All right, all right, it’s just an expression. I’ve only gone fishing twice in my life and I am not going to go ice fishing in New Jersey while I am away. I am taking time off for the rest of this year, returning on January 2 with my monthly newsletter. Whenever I take an extended time away from blogging, it always makes me think about how far blogging has come, and how far my blogging has come.
I started by writing an e-mail newsletter in February of 2005 and started blogging very sporadically a month later. This post, it turns out, is my 400th. I began blogging every workday this February (where “workday” is every day I work). My blog was named in Lee Odden’s Big List and has broken the top 100 in Social Rank a couple of times recently. Maybe it will be added to the Ad Age 150 list soon.

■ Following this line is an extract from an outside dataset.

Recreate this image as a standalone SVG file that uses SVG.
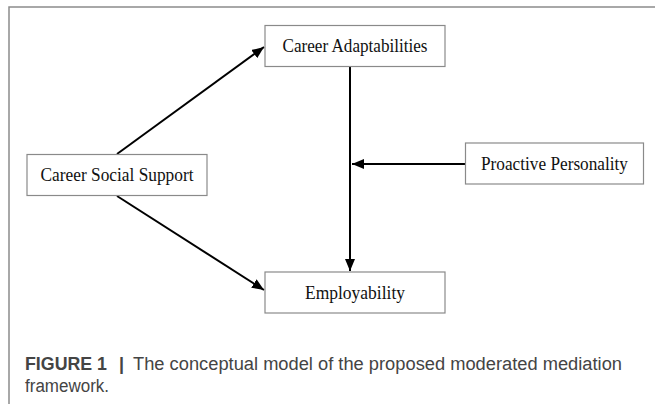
<svg xmlns="http://www.w3.org/2000/svg" width="655" height="404" viewBox="0 0 655 404">
<style>
.frame{fill:none;stroke:#8c8c8c;stroke-width:1.5}
.box{fill:#fff;stroke:#8a8a8a;stroke-width:1.2}
.lbl{font-family:"Liberation Serif","Times New Roman",serif;font-size:19px;fill:#111;text-anchor:middle}
.edge{stroke:#000;stroke-width:2;fill:none}
.cap{font-family:"Liberation Sans",Arial,sans-serif;font-size:18px;fill:#444}
</style>
<defs>
<marker id="ah" markerUnits="userSpaceOnUse" markerWidth="12" markerHeight="10" refX="12" refY="5" orient="auto">
<path d="M0,0 L12,5 L0,10 z" fill="#000"/>
</marker>
</defs>
<rect width="655" height="404" fill="#fff"/>
<path class="frame" d="M9,404 L9,7 L655,7"/>
<g id="connectors">
<line class="edge" x1="117" y1="154" x2="264" y2="47" marker-end="url(#ah)"/>
<line class="edge" x1="117" y1="196" x2="264" y2="290" marker-end="url(#ah)"/>
<line class="edge" x1="350" y1="67" x2="350" y2="271" marker-end="url(#ah)"/>
<line class="edge" x1="465" y1="164" x2="352" y2="164" marker-end="url(#ah)"/>
</g>
<g id="career-adaptabilities">
<rect class="box" x="265" y="25.5" width="180" height="41"/>
<text class="lbl" x="355" y="51.5" textLength="145" lengthAdjust="spacingAndGlyphs">Career Adaptabilities</text>
</g>
<g id="career-social-support">
<rect class="box" x="27" y="154.5" width="180" height="41"/>
<text class="lbl" x="117" y="180.5" textLength="153" lengthAdjust="spacingAndGlyphs">Career Social Support</text>
</g>
<g id="proactive-personality">
<rect class="box" x="465.5" y="143" width="178" height="41"/>
<text class="lbl" x="554.5" y="169.5" textLength="147" lengthAdjust="spacingAndGlyphs">Proactive Personality</text>
</g>
<g id="employability">
<rect class="box" x="265" y="272" width="180" height="41"/>
<text class="lbl" x="355" y="298.5" textLength="100" lengthAdjust="spacingAndGlyphs">Employability</text>
</g>
<g id="caption">
<text class="cap" x="25" y="370" font-weight="bold" fill="#333" textLength="82" lengthAdjust="spacingAndGlyphs">FIGURE 1</text>
<text class="cap" x="119" y="370" font-weight="bold" fill="#333">|</text>
<text class="cap" x="133" y="370" textLength="489" lengthAdjust="spacingAndGlyphs">The conceptual model of the proposed moderated mediation</text>
<text class="cap" x="25" y="392" textLength="84" lengthAdjust="spacingAndGlyphs">framework.</text>
</g>
</svg>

I think that blogging regularly doesn’t necessarily make you an expert on blogging, but I tried to make up for that gap by speaking with a lot of bloggers in the research for my latest book. I focused on both corporate bloggers and bloggers who cover those companies.
I learned a lot. What has been most striking to me is how blogging can sometimes make the world a better place. Blogs serve the same purpose that the news media has always served, as a force that makes bad behavior less acceptable. The companies that “get it” know that everything they do is public these days—someone will blog about it—so they need to be on their best behavior not to sully their precious brand images.
Maybe it’s not as good as if people did the right thing for its own sake, but it’s not bad.
For those of you taking some time off at the end of the year, I hope you come back recharged in January. I know I will.